Huq Industries has launched a new product to help inform the key decisions that councils, BIDs and LEPs are facing now, regarding the future of our cities, towns and high streets, post-lockdown.
The zero-hardware measurement product comes to market at a time when councils are increasing their focus on tracking footfall across high-streets and town centres as part of the Re-opening High Streets Safely initiative from the European Regional Development Fund (ERDF).
Huq’s Community Vision is an interactive product designed for Economic Development and town centre managers and gives a highly accurate, real-time measure of footfall across high-streets and town centres. Community Vision is powered by Huq’s proprietary platform, built on its first party mobile location data, which makes it much more than a footfall monitor. Instead it combines a range of mobility-led insights to support councils’ strategic decision-making.
“The decisions that local councils make are coming under scrutiny like never before. The pre-pandemic playbook, local knowledge, and conventional footfall sensors fail to provide them with sufficient visibility on how their centres are being used. The pandemic has triggered so much volatility in the UK economy that there is a need for detailed, real-time data to support both short term and longer term strategic decisions that are being made,” says Conrad Poulson, CEO at Huq.
“Local Authorities are under real pressure to make their areas attractive places for businesses, workers, retailers, shoppers, residents, tourists and others. Thinking about the kinds of businesses or other entities to bring into vacant units and what sort of high street to build post Covid means understanding the kinds of people who come to the local areas and what motivates them to do so.”

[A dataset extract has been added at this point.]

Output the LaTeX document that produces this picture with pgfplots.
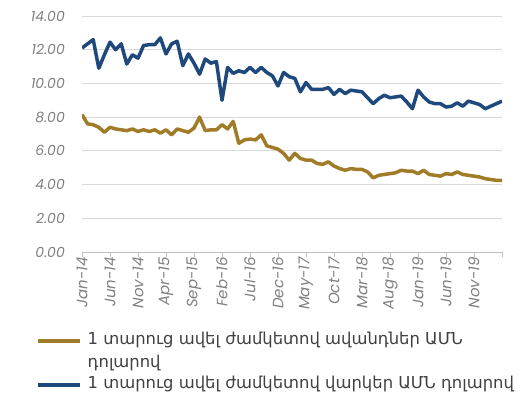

The product also provides measures of footfall density - where visitors cluster on the high-street - and live catchment area mapping. This allows local councils to make urgent decisions about Covid marshalls or safety signage as the UK’s high streets reopen for business, and learn about who is visiting their centres from where. For all outputs, socio-economic and demographic attributes are included to provide additional insight about human activity in UK towns and cities.